Ouvrage clair[5], et très bien structuré, ce livre n’est pas à comprendre comme une proposition figée d’une philosophie du don d’organes. Il met surtout en évidence la richesse philosophique du débat très actuel autour de la rémunération des organes et s’y engage : il faut indemniser les donneurs vivants.

Grâce à ce livre, tout lecteur intéressé par le thème de la greffe ne peut qu’être sensible à la nécessité de la construction d’une réflexion éthique autour de la réception des organes, et non seulement du don. Celui qui s’intéresse à l’éthique médicale peut aussi y voir une nouvelle façon de remettre en question le primat de l’autonomie dans ce domaine[6]. Enfin, ce livre montre bien que, dans le champ de la greffe, le principe central à questionner est peut être tout autant, si ce n’est plus, celui de la justice que celui de l’autonomie.

 

Christelle Nélaton



[1] L’autonomie, la bienfaisance, la non-malfaisance et la justice. Voir Principles of Biomedical Ethics, New York, Oxford University Press, 1989, p.3-12.

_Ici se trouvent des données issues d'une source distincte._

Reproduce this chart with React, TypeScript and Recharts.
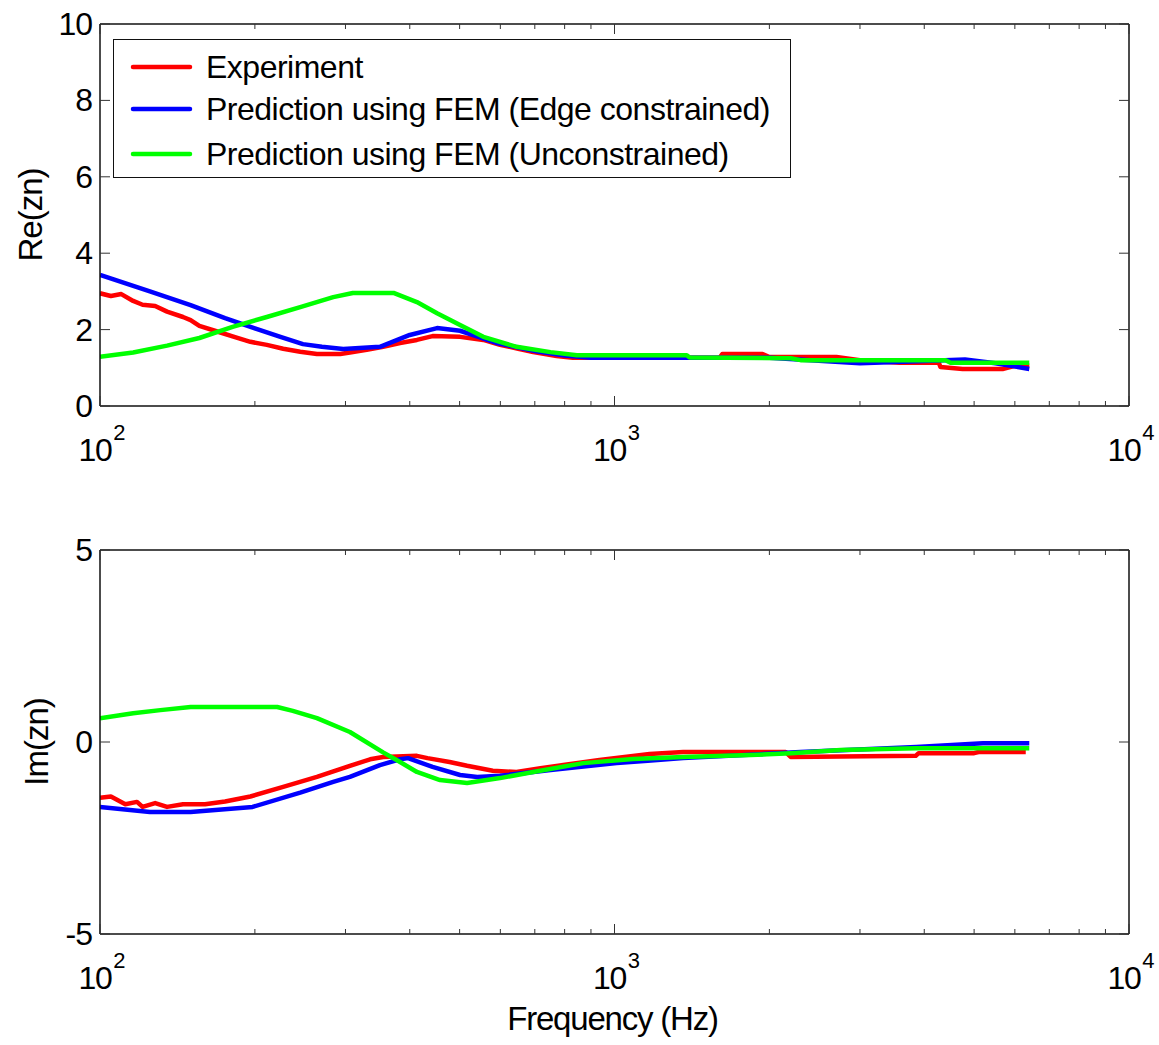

[2] c'est-à-dire des donneurs, des receveurs et  des professionnels de santé.

[3] A opposer à « mythique » ici.

[4] Elle analyse ainsi en détail les évolutions légales qui ont permis cette extension des donneurs potentiels, notamment de la Loi de Bioéthique de 1994 à celle de 2004.

[5] A ce titre, le lecteur peut utiliser à profit le glossaire qui se trouve en fin d’ouvrage.

[6] Voir un autre exemple de cette remise en question dans Corine Pelluchon, L’autonomie brisée, PUF, 2009.